Pret food is God tier. Their vegan Christmas sandwich is proof that we should stop eating meat and just focus on butternut squash full time.

TESCO FESTIVE DUO, £3 Wait, hold up: this sandwich can’t call itself Christmassy. There’s one pig in blanket triangle and one turkey and bacon, which is no one’s idea of a knees-up come 3pm on the 25th December. Turkey and pigs in blankets maybe, but turkey and bacon? They don’t go together ordinarily and certainly not at Christmas. This is some wretched imposter. Neither are terrible – in fact the sausage is pretty nice, but don’t try to cheat us with two halves of a Christmas sandwich.

Read more: Wetherspoons Christmas food reviewed: ‘Gravy as sweet as Ribena’

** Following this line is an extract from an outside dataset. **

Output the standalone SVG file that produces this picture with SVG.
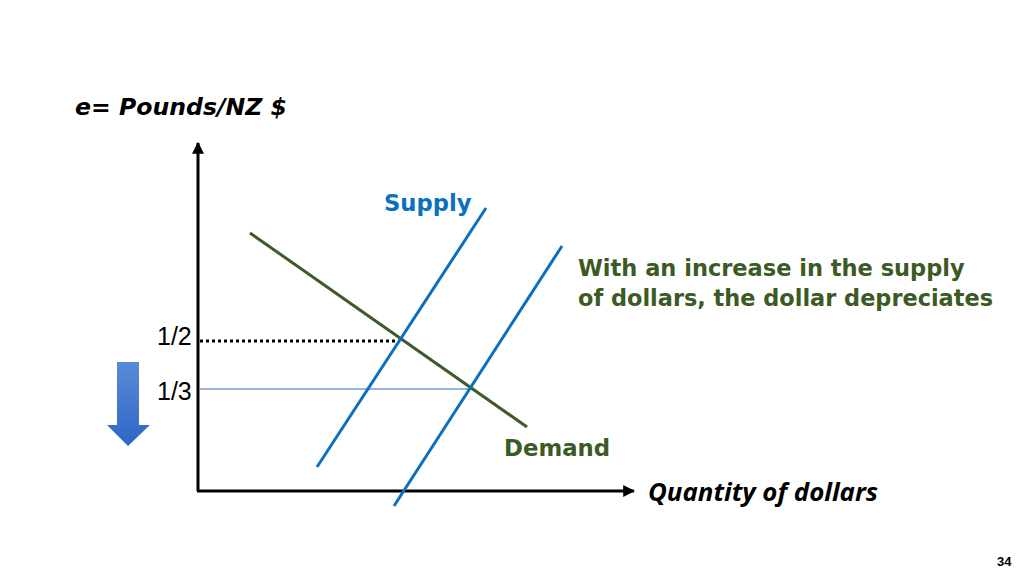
<svg xmlns="http://www.w3.org/2000/svg" width="1024" height="576" viewBox="0 0 1024 576">
<defs>
<style>
.v{font-family:"DejaVu Sans","Verdana",sans-serif;font-weight:bold}
.g{fill:#3B5A24}
.s{stroke:#0A70BF;stroke-width:3;fill:none}
.d{stroke:#3F5A2A;stroke-width:3;fill:none}
.ax{stroke:#000;stroke-width:3;fill:none}
.tick{font-family:"Liberation Sans",Arial,sans-serif;font-size:25px;fill:#000}
</style>
<marker id="ah" viewBox="0 0 10 10" refX="9" refY="5" markerWidth="4" markerHeight="4" orient="auto" markerUnits="strokeWidth">
<path d="M0,0 L10,5 L0,10 z" fill="#000"/>
</marker>
<linearGradient id="bg" x1="0" y1="0" x2="0" y2="1">
<stop offset="0" stop-color="#5A8AD8"/>
<stop offset="1" stop-color="#2F66C4"/>
</linearGradient>
</defs>
<rect width="1024" height="576" fill="#fff"/>
<g id="axes">
<line class="ax" x1="198" y1="491" x2="198" y2="143" marker-end="url(#ah)"/>
<line class="ax" x1="197" y1="491" x2="634" y2="491" marker-end="url(#ah)"/>
</g>
<g id="connectors">
<line x1="200" y1="341" x2="400" y2="341" stroke="#000" stroke-width="3" stroke-dasharray="3,3"/>
<line x1="200" y1="389" x2="472" y2="389" stroke="#2F6DB5" stroke-width="1"/>
</g>
<g id="demand"><line class="d" x1="250" y1="233" x2="527" y2="427"/></g>
<g id="supply1"><line class="s" x1="317" y1="467" x2="486" y2="208"/></g>
<g id="supply2"><line class="s" x1="394" y1="506" x2="562" y2="246"/></g>
<g id="arrow"><path d="M117,362 H139 V425 H150 L128,446 L107,425 H117 Z" fill="url(#bg)"/></g>
<g id="labels">
<text class="v" x="75" y="115" font-size="23" font-style="italic" fill="#000" textLength="212" lengthAdjust="spacingAndGlyphs">e= Pounds/NZ $</text>
<text class="v" x="384" y="211" font-size="22.7" fill="#0A70BF">Supply</text>
<text class="v g" x="578" y="276" font-size="22.5">With an increase in the supply</text>
<text class="v g" x="578" y="306" font-size="22.5" textLength="415" lengthAdjust="spacingAndGlyphs">of dollars, the dollar depreciates</text>
<text class="v g" x="504" y="456" font-size="22.8">Demand</text>
<text x="648" y="501" font-family="'Open Sans','DejaVu Sans',sans-serif" font-weight="bold" font-style="italic" font-size="25" fill="#000" textLength="230" lengthAdjust="spacingAndGlyphs">Quantity of dollars</text>
<text class="tick" x="157" y="345">1/2</text>
<text class="tick" x="157" y="400">1/3</text>
<text x="997" y="566" font-family="'Liberation Sans',Arial,sans-serif" font-weight="bold" font-size="13" fill="#000">34</text>
</g>
</svg>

WAITROSE BRIE AND CRANBERRY, £3.95 Waitrose is always a safe and motherly pair of hands, especially when it comes to their Christmas food. This brie and cranberry number has a brilliant spread of ingredients and textures, and has clearly been put together by a very diligent member of Santa’s Christmas sandwich team. None of these ingredients piled atop one another tastes cheap. The cranberry sauce wasn’t too sweet either, just a classy little number between two sheets of bread.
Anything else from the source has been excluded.